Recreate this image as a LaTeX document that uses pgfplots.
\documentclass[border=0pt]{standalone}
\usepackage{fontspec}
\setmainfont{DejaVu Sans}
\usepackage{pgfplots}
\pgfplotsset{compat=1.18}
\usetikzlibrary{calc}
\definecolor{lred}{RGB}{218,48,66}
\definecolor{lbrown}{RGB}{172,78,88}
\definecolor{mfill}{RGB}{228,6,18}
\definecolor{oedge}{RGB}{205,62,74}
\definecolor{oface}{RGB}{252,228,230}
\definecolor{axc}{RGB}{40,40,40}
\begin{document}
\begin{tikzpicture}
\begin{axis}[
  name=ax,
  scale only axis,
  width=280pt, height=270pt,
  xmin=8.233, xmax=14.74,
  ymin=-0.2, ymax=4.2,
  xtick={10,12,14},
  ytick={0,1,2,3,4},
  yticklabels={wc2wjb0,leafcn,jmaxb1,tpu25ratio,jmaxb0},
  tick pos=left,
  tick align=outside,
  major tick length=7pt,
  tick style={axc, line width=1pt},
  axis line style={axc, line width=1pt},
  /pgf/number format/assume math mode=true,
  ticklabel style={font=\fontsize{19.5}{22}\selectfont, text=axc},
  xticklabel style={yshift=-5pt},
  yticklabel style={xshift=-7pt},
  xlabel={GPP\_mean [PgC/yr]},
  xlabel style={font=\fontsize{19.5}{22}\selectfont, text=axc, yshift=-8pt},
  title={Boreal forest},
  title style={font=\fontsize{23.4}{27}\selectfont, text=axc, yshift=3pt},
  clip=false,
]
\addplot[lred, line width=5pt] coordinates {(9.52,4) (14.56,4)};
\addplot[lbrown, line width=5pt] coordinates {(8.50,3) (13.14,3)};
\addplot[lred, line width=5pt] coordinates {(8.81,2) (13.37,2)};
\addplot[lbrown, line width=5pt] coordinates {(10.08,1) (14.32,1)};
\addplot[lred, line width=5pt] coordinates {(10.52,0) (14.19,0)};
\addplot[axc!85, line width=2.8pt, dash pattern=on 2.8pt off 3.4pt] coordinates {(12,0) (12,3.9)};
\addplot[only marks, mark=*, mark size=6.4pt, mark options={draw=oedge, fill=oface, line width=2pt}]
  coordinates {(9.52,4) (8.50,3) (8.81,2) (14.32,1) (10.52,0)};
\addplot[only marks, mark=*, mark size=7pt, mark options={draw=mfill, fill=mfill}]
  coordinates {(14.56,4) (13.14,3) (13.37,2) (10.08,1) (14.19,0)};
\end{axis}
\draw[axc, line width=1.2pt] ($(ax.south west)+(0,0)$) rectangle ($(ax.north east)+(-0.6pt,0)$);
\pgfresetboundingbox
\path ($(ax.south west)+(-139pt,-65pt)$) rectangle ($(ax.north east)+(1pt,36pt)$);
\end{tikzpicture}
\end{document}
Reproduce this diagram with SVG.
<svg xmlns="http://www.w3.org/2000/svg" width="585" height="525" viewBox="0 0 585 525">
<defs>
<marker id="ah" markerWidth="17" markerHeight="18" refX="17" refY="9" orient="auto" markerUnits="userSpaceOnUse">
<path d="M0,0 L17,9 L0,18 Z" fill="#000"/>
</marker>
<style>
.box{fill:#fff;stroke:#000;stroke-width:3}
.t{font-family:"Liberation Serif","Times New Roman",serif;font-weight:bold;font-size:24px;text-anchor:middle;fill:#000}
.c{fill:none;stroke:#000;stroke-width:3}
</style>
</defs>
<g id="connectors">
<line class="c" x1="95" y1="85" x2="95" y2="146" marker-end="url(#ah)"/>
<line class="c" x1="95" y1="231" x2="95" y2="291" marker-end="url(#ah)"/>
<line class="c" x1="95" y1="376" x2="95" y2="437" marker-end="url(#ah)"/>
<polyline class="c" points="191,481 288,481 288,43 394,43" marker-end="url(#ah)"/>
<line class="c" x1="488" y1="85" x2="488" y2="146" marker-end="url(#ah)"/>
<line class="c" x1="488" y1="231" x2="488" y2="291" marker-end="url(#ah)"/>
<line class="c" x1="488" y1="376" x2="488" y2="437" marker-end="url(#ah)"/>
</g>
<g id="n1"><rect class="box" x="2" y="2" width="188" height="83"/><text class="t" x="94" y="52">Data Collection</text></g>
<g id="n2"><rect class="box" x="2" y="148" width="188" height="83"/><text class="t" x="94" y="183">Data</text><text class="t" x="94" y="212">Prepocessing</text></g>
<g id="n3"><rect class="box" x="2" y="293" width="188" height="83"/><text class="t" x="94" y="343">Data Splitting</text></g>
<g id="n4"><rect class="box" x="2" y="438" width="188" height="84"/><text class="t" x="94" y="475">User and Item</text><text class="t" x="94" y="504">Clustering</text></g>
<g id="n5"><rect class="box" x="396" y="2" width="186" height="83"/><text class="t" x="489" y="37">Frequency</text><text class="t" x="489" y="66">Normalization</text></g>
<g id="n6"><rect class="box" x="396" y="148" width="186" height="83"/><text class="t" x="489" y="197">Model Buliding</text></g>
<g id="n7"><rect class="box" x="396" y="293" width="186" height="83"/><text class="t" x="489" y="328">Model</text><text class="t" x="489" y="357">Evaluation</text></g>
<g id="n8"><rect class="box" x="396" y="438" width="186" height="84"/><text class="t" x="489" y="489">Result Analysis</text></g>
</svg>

•••

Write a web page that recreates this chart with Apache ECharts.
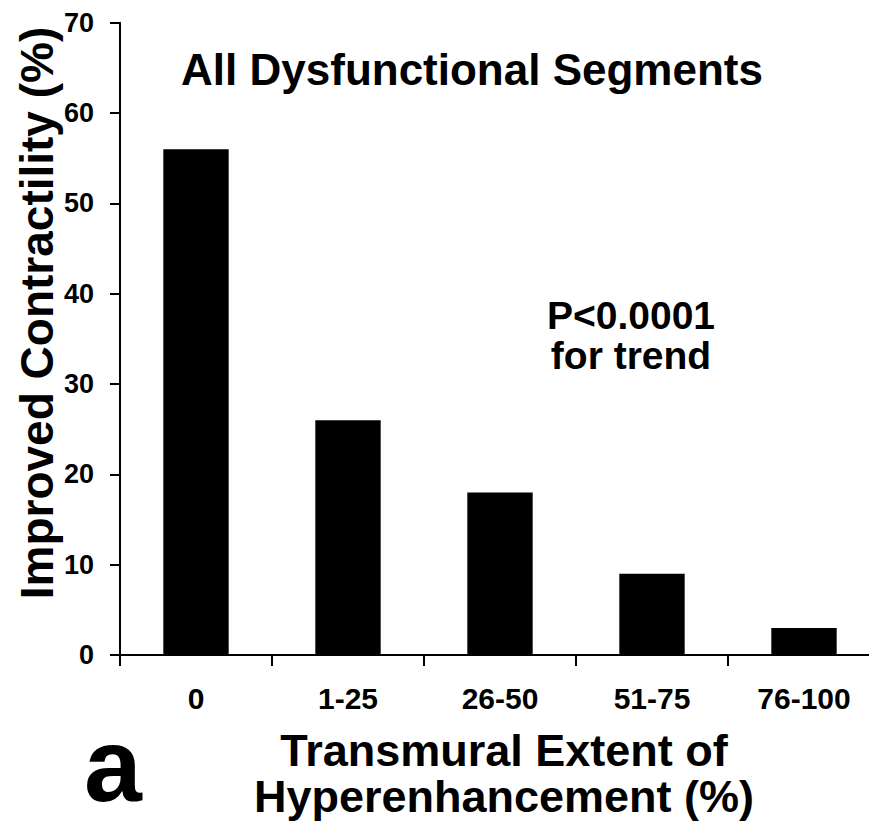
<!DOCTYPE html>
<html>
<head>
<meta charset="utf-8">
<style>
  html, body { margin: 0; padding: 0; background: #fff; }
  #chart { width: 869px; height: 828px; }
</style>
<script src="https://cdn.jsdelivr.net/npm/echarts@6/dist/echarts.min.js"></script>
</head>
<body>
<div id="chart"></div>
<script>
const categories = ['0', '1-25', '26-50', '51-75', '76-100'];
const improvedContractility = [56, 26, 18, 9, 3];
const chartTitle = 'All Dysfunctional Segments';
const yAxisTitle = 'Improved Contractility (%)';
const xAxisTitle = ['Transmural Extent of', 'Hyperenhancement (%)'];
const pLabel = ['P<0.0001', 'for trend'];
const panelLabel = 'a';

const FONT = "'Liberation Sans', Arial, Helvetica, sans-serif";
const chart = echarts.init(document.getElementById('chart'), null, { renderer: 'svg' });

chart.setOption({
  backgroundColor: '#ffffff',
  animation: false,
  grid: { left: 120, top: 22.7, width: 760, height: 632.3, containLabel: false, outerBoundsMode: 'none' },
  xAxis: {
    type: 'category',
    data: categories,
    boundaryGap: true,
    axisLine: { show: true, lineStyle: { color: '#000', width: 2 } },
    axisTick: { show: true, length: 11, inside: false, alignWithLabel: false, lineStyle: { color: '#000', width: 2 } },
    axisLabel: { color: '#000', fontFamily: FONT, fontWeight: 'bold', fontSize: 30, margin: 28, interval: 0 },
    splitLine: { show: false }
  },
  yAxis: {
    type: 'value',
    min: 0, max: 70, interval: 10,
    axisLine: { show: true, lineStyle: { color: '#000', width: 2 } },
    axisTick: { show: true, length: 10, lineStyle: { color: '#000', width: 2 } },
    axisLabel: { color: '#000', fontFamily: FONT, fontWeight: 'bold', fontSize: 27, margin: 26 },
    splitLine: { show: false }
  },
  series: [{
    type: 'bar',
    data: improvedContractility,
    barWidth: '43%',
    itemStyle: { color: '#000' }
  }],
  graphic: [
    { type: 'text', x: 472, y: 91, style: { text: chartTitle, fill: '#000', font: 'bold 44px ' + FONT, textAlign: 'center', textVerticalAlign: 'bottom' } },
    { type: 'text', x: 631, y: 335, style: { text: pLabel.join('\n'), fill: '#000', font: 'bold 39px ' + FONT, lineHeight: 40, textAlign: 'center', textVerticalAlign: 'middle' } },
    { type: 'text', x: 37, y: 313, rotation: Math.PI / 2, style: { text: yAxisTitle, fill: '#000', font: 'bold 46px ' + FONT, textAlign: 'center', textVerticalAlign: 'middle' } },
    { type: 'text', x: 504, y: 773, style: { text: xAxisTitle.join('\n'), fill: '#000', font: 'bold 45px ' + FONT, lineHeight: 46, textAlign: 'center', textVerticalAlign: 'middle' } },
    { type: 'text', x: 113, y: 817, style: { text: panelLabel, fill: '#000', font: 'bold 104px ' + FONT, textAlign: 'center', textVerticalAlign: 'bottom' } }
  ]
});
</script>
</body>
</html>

•••

• **THE PROBLEM**
The string "that" may appear in lines of the listing above; tally those lines and give the number only.

• **SOLUTION FOR THIS PROBLEM**
2